Alonso 2, la vendetta (contro la McLaren)

Primo giorno ufficiale alla Renault: «Il mondiale è un sogno possibile. E vorrei sfidare la Ferrari: è più simpatica di altri...»

nostro inviato a Parigi

Il maestro Flavio Briatore ha il suo bel da fare con i due ragazzi. C’è quello più grande e più bravo a scuola che davanti alla lavagna, diavolo, quante soddisfazioni ha saputo regalargli; e c’è quello giovane, appena giunto in classe, che sa di essere bravino e che ha tanta voglia di bruciare i tempi. Se non fosse Briatore, la situazione in classe potrebbe già sfuggirgli di mano. Perché il ragazzo grande si chiama Fernando Alonso e non le manda a dire, e perché il ragazzo piccolo fa di nome Nelson Piquet junior ed è un figlio di papà che ha dovuto fare a pugni con il cognome celebre per dimostrare di valere. Per cui, a 22 anni, ha molta fretta.
Sarà per questo che il lungo giorno della Renault F1 a Parigi finisce con una doppia certezza. La prima: il team due volte campione del mondo, nel 2005 e 2006, ha voglia di dimenticare in fretta la disastrosa stagione passata; la seconda: Alonso si ritrova in squadra un altro Hamilton e solo l’alta diplomazia di Briatore potrà disinnescare sul nascere qualsiasi animosità interna.
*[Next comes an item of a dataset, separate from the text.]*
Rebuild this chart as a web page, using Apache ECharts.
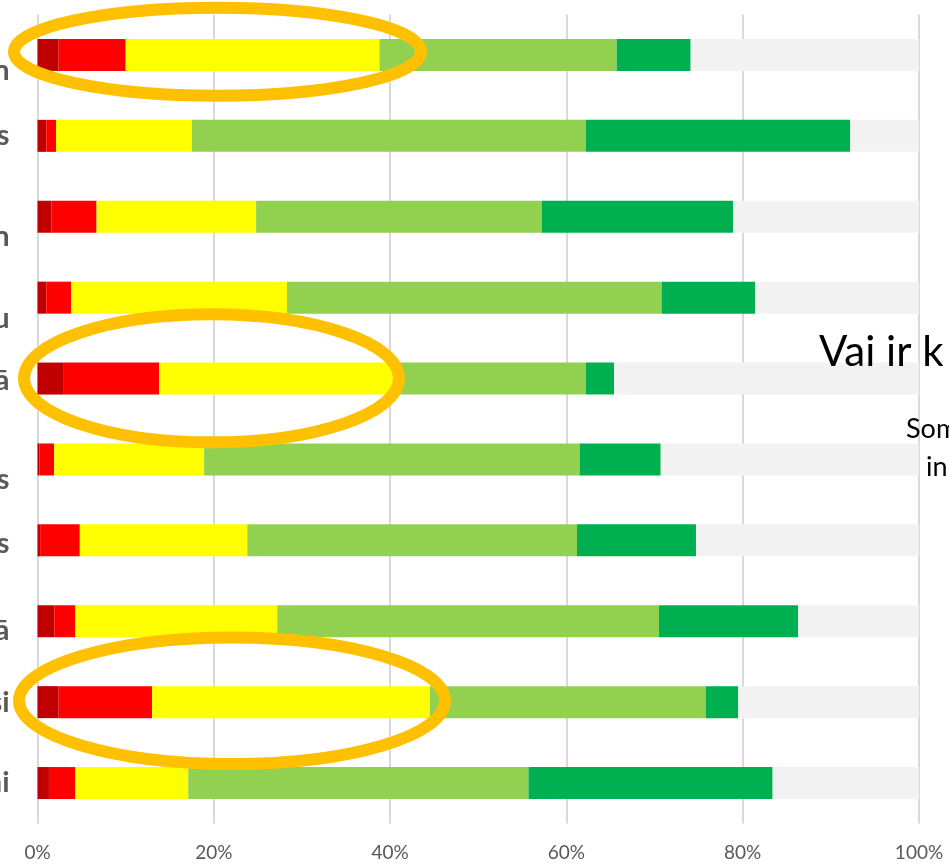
<!DOCTYPE html>
<html>
<head>
<meta charset="utf-8">
<script src="https://cdn.jsdelivr.net/npm/echarts@6/dist/echarts.min.js"></script>
<style>
  html, body { margin: 0; padding: 0; background: #fff; }
  #chart { width: 949px; height: 865px; }
</style>
</head>
<body>
<div id="chart"></div>
<script>
// visible tail of each row label (the rest is cut off by the left edge)
const labels = ['n', 's', 'n', 'u', 'ā', 's', 's', 'ā', 'si', 'ni']

// shares per answer level, %, top row first
const veryBad = [2.4, 1.0, 1.6, 1.0, 2.9, 0.2, 0.3, 1.9, 2.4, 1.3]
const bad = [7.6, 1.1, 5.1, 2.8, 10.9, 1.7, 4.5, 2.4, 10.6, 3.0]
const neutral = [28.8, 15.4, 18.1, 24.5, 27.1, 17.0, 19.0, 22.9, 31.5, 12.8]
const good = [26.9, 44.7, 32.4, 42.5, 21.3, 42.6, 37.4, 43.3, 31.3, 38.6]
const veryGood = [8.4, 30.0, 21.7, 10.6, 3.2, 9.2, 13.5, 15.8, 3.7, 27.7]
const noAnswer = [25.9, 7.8, 21.1, 18.6, 34.6, 29.3, 25.3, 13.7, 20.5, 16.6]

const xTicks = [0, 20, 40, 60, 80, 100]

// labels sit lower on some rows (multi-line labels in the original)
const labelShift = [16, 0, 20, 21, 2, 20, 3, 9, 0, 0]

const font = 'Lato, "Open Sans", sans-serif'
const colors = ['#C00000', '#FF0000', '#FFFF00', '#92D050', '#00B050', '#F2F2F2']
const seriesData = [veryBad, bad, neutral, good, veryGood, noAnswer]

const rich = {}
labelShift.forEach((s, i) => {
  rich['r' + i] = { padding: [s * 2, 0, 0, 0] }
})

const chart = echarts.init(document.getElementById('chart'))

chart.setOption({
  animation: false,
  grid: {
    left: 37.5,
    right: 30,
    top: 14.5,
    bottom: 41.5,
    outerBoundsMode: 'none',
    containLabel: false
  },
  xAxis: {
    type: 'value',
    min: xTicks[0],
    max: xTicks[xTicks.length - 1],
    interval: 20,
    axisLine: { show: false },
    axisTick: { show: false },
    splitLine: { lineStyle: { color: '#d9d9d9', width: 2 } },
    axisLabel: {
      formatter: '{value}%',
      color: '#595959',
      fontSize: 19,
      fontFamily: font,
      margin: 20
    }
  },
  yAxis: {
    type: 'category',
    inverse: true,
    data: labels,
    axisLine: { show: false },
    axisTick: { show: false },
    axisLabel: {
      color: '#595959',
      fontSize: 29,
      fontWeight: 'bold',
      fontFamily: font,
      margin: 28,
      formatter: (v, i) => `{r${i}|${v}}`,
      rich: rich
    }
  },
  series: seriesData.map((d, i) => ({
    type: 'bar',
    stack: 'total',
    barWidth: 32,
    itemStyle: { color: colors[i] },
    data: d
  })),
  graphic: [
    // highlight ellipses
    {
      type: 'ellipse', z: 100,
      shape: { cx: 217.5, cy: 51.8, rx: 203.5, ry: 44 },
      style: { fill: 'none', stroke: '#FFC000', lineWidth: 12 }
    },
    {
      type: 'ellipse', z: 100,
      shape: { cx: 211.5, cy: 378.3, rx: 187.5, ry: 64 },
      style: { fill: 'none', stroke: '#FFC000', lineWidth: 12 }
    },
    {
      type: 'ellipse', z: 100,
      shape: { cx: 232, cy: 700.8, rx: 213, ry: 63.3 },
      style: { fill: 'none', stroke: '#FFC000', lineWidth: 12 }
    },
    // overlapping slide text
    {
      type: 'text', z: 100,
      style: { text: 'Vai ir k', x: 819, y: 352, verticalAlign: 'middle', fill: '#000', font: '42px ' + font }
    },
    {
      type: 'text', z: 100,
      style: { text: 'Som', x: 906, y: 429, verticalAlign: 'middle', fill: '#000', font: '27px ' + font }
    },
    {
      type: 'text', z: 100,
      style: { text: 'in', x: 926, y: 467, verticalAlign: 'middle', fill: '#000', font: '27px ' + font }
    }
  ]
})
</script>
</body>
</html>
Intanto, patron e pilota si caricano a vicenda: «Fernando l’ho trovato molto cresciuto rispetto all’ultimo campionato con noi – dice Briatore -, è più responsabile e più maturo. È un ragazzo che dalla macchina sa tirare fuori sempre il 100%... Diciamo – scherza - che l’avevo solo dato in prestito un anno alla McLaren con diritto di riscatto, ed eccolo di nuovo qui. E poi avete visto: adesso è tornato a sorridere, non ha più nulla a che vedere con quello dello scorso anno». Tutto molto bello – gli fanno notare -, ma Alonso ha ribadito che, se la nuova R28 non fosse vincente, a fine anno potrebbe comunque lasciare. «Vero, ma vero anche che aveva un contratto blindato di tre anni con Ron Dennis ed è tornato qui» perché tutto può cambiare, tutto può succedere in F1. «Io però ho un solo obiettivo: tornare ad essere un team protagonista; mi basterebbe ad ogni gara avere il 50% di possibilità di andare a podio, perché ora abbiamo un pilota che sa vincere».
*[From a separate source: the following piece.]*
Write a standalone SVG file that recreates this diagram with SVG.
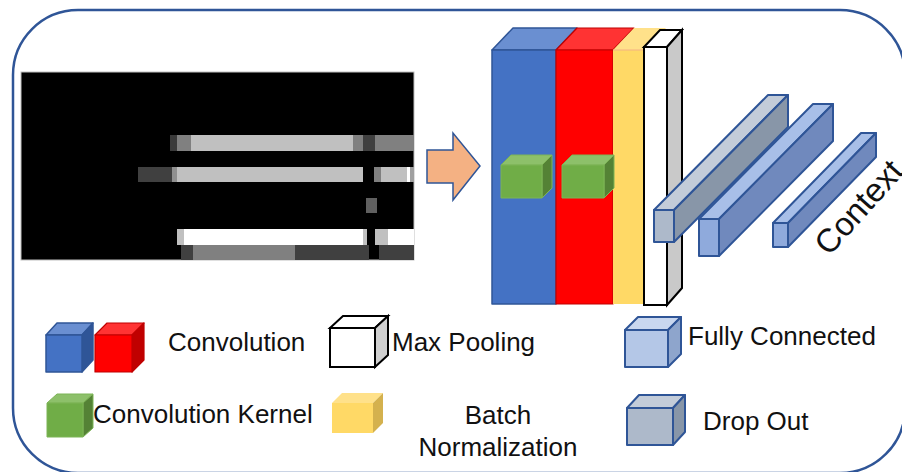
<svg xmlns="http://www.w3.org/2000/svg" width="902" height="472" viewBox="0 0 902 472">
  <style>
    .lbl { font-family: "Liberation Sans", Arial, sans-serif; font-size: 26px; fill: #111; }
    .ctx { font-family: "Liberation Sans", Arial, sans-serif; font-size: 33px; fill: #111; }
    .blue-f { fill: #4472C4; } .blue-t { fill: #6A8FD1; } .blue-s { fill: #2F5597; }
    .blue-e { stroke: #2F5597; stroke-width: 1.5; stroke-linejoin: round; }
    .red-f { fill: #FF0000; } .red-t { fill: #FF3333; } .red-s { fill: #C00000; }
    .red-e { stroke: #C00000; stroke-width: 1.2; stroke-linejoin: round; }
    .yel-f { fill: #FFD966; } .yel-t { fill: #FFE18A; } .yel-s { fill: #D4B14E; }
    .grn-f { fill: #70AD47; } .grn-t { fill: #8DC06A; } .grn-s { fill: #548235; }
    .grn-e { stroke: #7DB456; stroke-width: 1; stroke-linejoin: round; }
    .mp-e { stroke: #000; stroke-width: 2; stroke-linejoin: miter; }
    .fc-f { fill: #B4C7E7; } .fc-t { fill: #C9D7EF; } .fc-s { fill: #8EA5CC; }
    .fc2-f { fill: #8FAADC; } .fc2-t { fill: #A8BFE8; } .fc2-s { fill: #7089BD; }
    .do-f { fill: #ADB9CA; } .do-t { fill: #C3CCD9; } .do-s { fill: #8896A8; }
    .edge { stroke: #2F5597; stroke-width: 2; stroke-linejoin: round; }
  </style>

  <!-- outer frame -->
  <rect x="13" y="10" width="892" height="463" rx="65" ry="65" fill="#fff" stroke="#2F5597" stroke-width="2.5"/>

  <!-- input spectrogram-like image -->
  <g id="input-image">
    <rect x="21" y="72" width="393" height="188" fill="#000" stroke="#BFBFBF" stroke-width="1"/>
    <!-- row 1 -->
    <rect x="170" y="135" width="7" height="16" fill="#3A3A3A"/>
    <rect x="177" y="135" width="14" height="16" fill="#808080"/>
    <rect x="191" y="135" width="162" height="16" fill="#C0C0C0"/>
    <rect x="353" y="135" width="10" height="16" fill="#808080"/>
    <rect x="363" y="135" width="12" height="16" fill="#404040"/>
    <rect x="375" y="135" width="39" height="16" fill="#808080"/>
    <!-- row 2 -->
    <rect x="138" y="167" width="34" height="15" fill="#404040"/>
    <rect x="172" y="167" width="5" height="15" fill="#909090"/>
    <rect x="177" y="167" width="186" height="15" fill="#C0C0C0"/>
    <rect x="374" y="167" width="7" height="15" fill="#808080"/>
    <rect x="381" y="167" width="26" height="15" fill="#C0C0C0"/>
    <rect x="407" y="167" width="3" height="15" fill="#FFFFFF"/>
    <rect x="410" y="167" width="4" height="15" fill="#A0A0A0"/>
    <!-- row 3 -->
    <rect x="366" y="198" width="11" height="15" fill="#606060"/>
    <!-- row 4 -->
    <rect x="177" y="229" width="7" height="16" fill="#C0C0C0"/>
    <rect x="184" y="229" width="179" height="16" fill="#FFFFFF"/>
    <rect x="363" y="229" width="4" height="16" fill="#C0C0C0"/>
    <rect x="375" y="229" width="13" height="16" fill="#C0C0C0"/>
    <rect x="388" y="229" width="26" height="16" fill="#FFFFFF"/>
    <!-- row 5 -->
    <rect x="181" y="245" width="12" height="15" fill="#404040"/>
    <rect x="193" y="245" width="102" height="15" fill="#808080"/>
    <rect x="295" y="245" width="74" height="15" fill="#404040"/>
    <rect x="379" y="245" width="35" height="15" fill="#404040"/>
  </g>

  <!-- flow arrow -->
  <g id="connectors">
    <polygon points="427,150 453,150 453,133 480,166 453,200 453,183 427,183" fill="#F4B183" stroke="#2F5597" stroke-width="1.5" stroke-linejoin="miter"/>
  </g>

  <!-- convolution stack -->
  <g id="conv-stack">
    <!-- blue convolution block -->
    <polygon class="blue-t blue-e" points="492,50 513,28 577,28 556,50"/>
    <rect class="blue-f blue-e" x="492" y="50" width="64" height="254"/>
    <!-- red convolution block -->
    <polygon class="red-t red-e" points="556,50 577,28 634,28 613,50"/>
    <rect class="red-f red-e" x="556" y="50" width="57" height="254"/>
    <!-- batch normalization slab -->
    <polygon class="yel-t" points="613,50 634,28 666,28 645,50"/>
    <rect class="yel-f" x="613" y="50" width="32" height="254"/>
    <line x1="613" y1="50" x2="645" y2="50" stroke="#F4B183" stroke-width="1"/>
    <!-- max pooling slab -->
    <polygon points="644,47 660,30 682,30 667,47" fill="#fff" class="mp-e"/>
    <polygon points="667,47 682,30 682,288 667,305" fill="#C9C9C9" class="mp-e"/>
    <rect x="644" y="47" width="23" height="258" fill="#fff" class="mp-e"/>
  </g>

  <!-- convolution kernels -->
  <g id="kernel-1">
    <polygon class="grn-t grn-e" points="501,165 511,155 552,155 542,165"/>
    <polygon class="grn-s grn-e" points="542,165 552,155 552,188 542,198"/>
    <rect class="grn-f grn-e" x="501" y="165" width="41" height="33"/>
  </g>
  <g id="kernel-2">
    <polygon class="grn-t grn-e" points="562,165 572,155 614,155 604,165"/>
    <polygon class="grn-s grn-e" points="604,165 614,155 614,188 604,198"/>
    <rect class="grn-f grn-e" x="562" y="165" width="42" height="33"/>
  </g>

  <!-- dropout bar -->
  <g id="dropout-bar">
    <polygon class="do-t edge" points="654,210 768,95 788,95 674,210"/>
    <polygon class="do-s edge" points="674,210 788,95 788,127 674,242"/>
    <rect class="do-f edge" x="654" y="210" width="20" height="32"/>
  </g>
  <!-- fully connected bars -->
  <g id="fc-bar-1">
    <polygon class="fc2-t edge" points="699,219 813,104 833,104 719,219"/>
    <polygon class="fc2-s edge" points="719,219 833,104 833,141 719,256"/>
    <rect class="fc2-f edge" x="699" y="219" width="20" height="37"/>
  </g>
  <g id="fc-bar-2">
    <polygon class="fc2-t edge" points="773,223 861,133 876,133 788,223"/>
    <polygon class="fc2-s edge" points="788,223 876,133 876,157 788,247"/>
    <rect class="fc2-f edge" x="773" y="223" width="15" height="24"/>
  </g>

  <g id="context-label">
    <text class="ctx" x="0" y="0" transform="translate(829,257) rotate(-48)">Context</text>
  </g>

  <!-- legend -->
  <g id="legend-convolution">
    <polygon class="blue-t blue-e" points="46,335 57,323 93,323 82,335"/>
    <polygon class="blue-s blue-e" points="82,335 93,323 93,360 82,372"/>
    <rect class="blue-f blue-e" x="46" y="335" width="36" height="37"/>
    <polygon class="red-t red-e" points="95,335 107,323 144,323 132,335"/>
    <polygon class="red-s red-e" points="132,335 144,323 144,360 132,372"/>
    <rect class="red-f red-e" x="95" y="335" width="37" height="37"/>
    <text class="lbl" x="168" y="351">Convolution</text>
  </g>
  <g id="legend-kernel">
    <polygon class="grn-t grn-e" points="47,403 57,394 93,394 83,403"/>
    <polygon class="grn-s grn-e" points="83,403 93,394 93,428 83,437"/>
    <rect class="grn-f grn-e" x="47" y="403" width="36" height="34"/>
    <text class="lbl" x="93" y="423">Convolution Kernel</text>
  </g>
  <g id="legend-maxpool">
    <polygon points="330,328 343,316 388,316 375,328" fill="#fff" class="mp-e"/>
    <polygon points="375,328 388,316 388,355 375,367" fill="#D0D0D0" class="mp-e"/>
    <rect x="330" y="328" width="45" height="39" fill="#fff" class="mp-e"/>
    <text class="lbl" x="392" y="351">Max Pooling</text>
  </g>
  <g id="legend-batchnorm">
    <polygon class="yel-t" points="332,403 342,393 383,393 373,403"/>
    <polygon class="yel-s" points="373,403 383,393 383,423 373,433"/>
    <rect class="yel-f" x="332" y="403" width="41" height="30"/>
    <text class="lbl" x="498" y="424" text-anchor="middle">Batch</text>
    <text class="lbl" x="498" y="456" text-anchor="middle">Normalization</text>
  </g>
  <g id="legend-fc">
    <polygon class="fc-t edge" points="625,330 638,317 681,317 668,330"/>
    <polygon class="fc-s edge" points="668,330 681,317 681,354 668,367"/>
    <rect class="fc-f edge" x="625" y="330" width="43" height="37"/>
    <text class="lbl" x="688" y="345">Fully Connected</text>
  </g>
  <g id="legend-dropout">
    <polygon class="do-t edge" points="627,408 639,395 685,395 673,408"/>
    <polygon class="do-s edge" points="673,408 685,395 685,432 673,445"/>
    <rect class="do-f edge" x="627" y="408" width="46" height="37"/>
    <text class="lbl" x="703" y="430">Drop Out</text>
  </g>
</svg>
Dunque, benché non lo si dica mai apertamente, l’obbiettivo è uno e uno soltanto: lottare per il titolo. Non a caso, la battuta più bella la regalerà più tardi proprio Alonso, quando verrà posto di fronte al quesito supremo: ultima gara, si sta giocando il mondiale, preferirebbe duellare contro la Rossa o contro il suo ex team? «Contro la Ferrari, perché se non dovessi riuscirci, se dovessi perdere, se non altro vincerebbero loro che mi sono simpatici. Nell’altro caso no, sarebbe troppo triste vedere trionfare la McLaren». Pensateci: sarebbe la fotocopia dello scorso ottobre a San Paolo, quando trionfò Raikkonen proprio a scapito suo e, soprattutto di Hamilton: i sorrisi di Fernando sul podio non erano solo un’impressione. Infatti ora ribadisce: «Kimi? È il pilota che preferisco, è una brava persona, che parla poco e non si lamenta mai».
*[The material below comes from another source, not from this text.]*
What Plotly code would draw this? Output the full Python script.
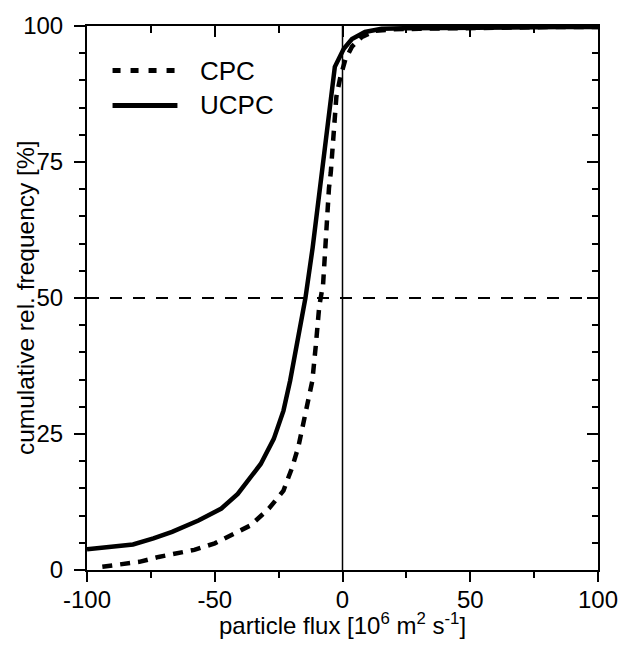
import plotly.graph_objects as go

# --- data ---
cpc_x = [-94, -86, -79.5, -72, -65, -58, -50, -43.6, -36, -28.8, -23.1, -19.9, -17.3,
         -15.4, -13.5, -11.8, -10.4, -9.1, -7.6, -6.5, -5.3, -4.6, -3.3, -2.4, -0.8,
         1.1, 3.7, 7.6, 12.7, 20, 30, 40, 50, 60, 70, 80, 90, 100]
cpc_y = [0.6, 1.2, 1.5, 2.4, 3.0, 3.7, 4.9, 6.4, 8.2, 11.3, 14.6, 18.6, 22.6,
         26.8, 31.1, 34.8, 41.5, 48.5, 52.5, 62.3, 70.2, 73.0, 80.3, 87.0, 90.7,
         93.8, 96.2, 98.0, 99.1, 99.4, 99.5, 99.6, 99.7, 99.7, 99.7, 99.8, 99.8, 99.8]

ucpc_x = [-100, -92, -82, -74, -66.7, -56.4, -47.4, -41, -32, -26.9, -23.1, -20.5,
          -16.8, -14.5, -11.7, -8.5, -3.0, 0.5, 3.7, 8.8, 15.3, 25, 40, 55, 70, 85, 100]
ucpc_y = [3.8, 4.2, 4.7, 5.8, 7.0, 9.1, 11.3, 14.0, 19.5, 24.1, 29.3, 34.8,
          44.0, 50.0, 59.2, 71.4, 92.5, 95.8, 97.6, 98.9, 99.5, 99.6, 99.7, 99.7, 99.8, 99.8, 99.8]

series_names = ["CPC", "UCPC"]
x_major_ticks = [-100, -50, 0, 50, 100]
x_tick_text = ["-100", "-50", "0", "50", "100"]
y_major_ticks = [0, 25, 50, 75, 100]
y_tick_text = ["0", "25", "50", "75", "100"]
x_title = "particle flux [10<sup>6</sup> m<sup>2</sup> s<sup>-1</sup>]"
y_title = "cumulative rel. frequency [%]"

FONT = "Arial, Liberation Sans, sans-serif"
TICK_SIZE = 24

fig = go.Figure()
fig.add_trace(go.Scatter(x=cpc_x, y=cpc_y, mode="lines", name=series_names[0],
                         line=dict(color="black", width=4.5, dash="10px,8px")))
fig.add_trace(go.Scatter(x=ucpc_x, y=ucpc_y, mode="lines", name=series_names[1],
                         line=dict(color="black", width=4.5)))
# empty trace to activate mirrored (top/right) axes
fig.add_trace(go.Scatter(x=[], y=[], xaxis="x2", yaxis="y2", showlegend=False))

axis_common = dict(showline=True, linewidth=2, linecolor="black", showgrid=False,
                   zeroline=False, tickcolor="black", tickwidth=2)

fig.update_layout(
    width=630, height=648,
    margin=dict(l=87, r=23, t=24, b=78),
    plot_bgcolor="white", paper_bgcolor="white",
    showlegend=False,
    font=dict(family=FONT, size=TICK_SIZE, color="black"),
    xaxis=dict(range=[-100, 100], tickvals=x_major_ticks, ticktext=x_tick_text,
               ticks="outside", ticklen=10, ticklabelstandoff=-3, ticklabeloverflow="allow",
               minor=dict(dtick=25, ticks="outside", ticklen=6, tickcolor="black", tickwidth=2),
               tickfont=dict(size=TICK_SIZE), **axis_common),
    yaxis=dict(range=[0, 100], tickvals=y_major_ticks, ticktext=y_tick_text,
               ticks="outside", ticklen=11, ticklabelstandoff=6,
               minor=dict(dtick=5, ticks="outside", ticklen=6, tickcolor="black", tickwidth=2),
               tickfont=dict(size=TICK_SIZE), **axis_common),
    xaxis2=dict(range=[-100, 100], overlaying="x", side="top", anchor="y2",
                tickvals=x_major_ticks, ticks="inside", ticklen=11, showticklabels=False,
                minor=dict(dtick=25, ticks="inside", ticklen=7, tickcolor="black", tickwidth=2),
                **axis_common),
    yaxis2=dict(range=[0, 100], overlaying="y", side="right", anchor="x2",
                tickvals=y_major_ticks, ticks="inside", ticklen=11, showticklabels=False,
                minor=dict(dtick=5, ticks="inside", ticklen=6, tickcolor="black", tickwidth=2),
                **axis_common),
)

# axis titles as annotations (precise placement)
fig.add_annotation(xref="paper", yref="paper", x=0.5, y=-0.1283, text=x_title,
                   showarrow=False, xanchor="center", yanchor="bottom", borderpad=0,
                   font=dict(size=24, family=FONT))
fig.add_annotation(xref="paper", yref="paper", x=-0.1212, y=0.5, text=y_title,
                   showarrow=False, xanchor="center", yanchor="middle", textangle=-90,
                   font=dict(size=24.5, family=FONT))

# reference lines
fig.add_shape(type="line", xref="x", yref="paper", x0=0, x1=0, y0=0, y1=1,
              line=dict(color="black", width=1.5))
fig.add_shape(type="line", xref="paper", yref="y", x0=0, x1=1, y0=50, y1=50,
              line=dict(color="black", width=2, dash="12px,11px"))

# manual legend
leg_y = [0.918, 0.854]
leg_dash = ["8px,10px", "solid"]
for name, yy, dsh in zip(series_names, leg_y, leg_dash):
    fig.add_shape(type="line", xref="paper", yref="paper", x0=0.05, x1=0.177, y0=yy, y1=yy,
                  line=dict(color="black", width=5, dash=dsh))
    fig.add_annotation(xref="paper", yref="paper", x=0.218, y=yy, text=name, showarrow=False,
                       xanchor="left", yanchor="middle", font=dict(size=26, family=FONT))

# remove the browser's default 8px body margin so the 630x648 figure fills the window
fig.write_html("out.html", config={"displayModeBar": False},
               post_script="document.body.style.margin='0';document.body.style.overflow='hidden';")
Tutto questo per dire che le ferite riportate nel tormentato 2007 alla corte di Ron Dennis sono tutt’altro che rimarginate. Dice ancora: «La passata stagione mi ha insegnato molto, è stato un anno complicato, dove con certe persone le difficoltà sono diventate davvero grandi. Già a luglio avevo capito che l’aria non era buona. Per cui, oggi, sono qui e sono molto cresciuto, sia come uomo che come pilota. Mi chiedete di Hamilton? Non rispondo, non voglio perché poi scrivereste di questa persona che ora non ha più importanza per me...

Scrivete invece che io e Briatore assieme siamo una coppia di successo, perché, dunque, non pensare di fare un grande anno? Siamo a un secondo da Ferrari e McLaren, ma ho appena iniziato, ho solo fatto quattro giorni di test di rodaggio, senza mai provare nuove soluzioni e davanti ho un mese e mezzo. Voglio arrivare al primo Gp con tre decimi di distacco dai più forti. A quel punto il resto lo metterò io». Promesso.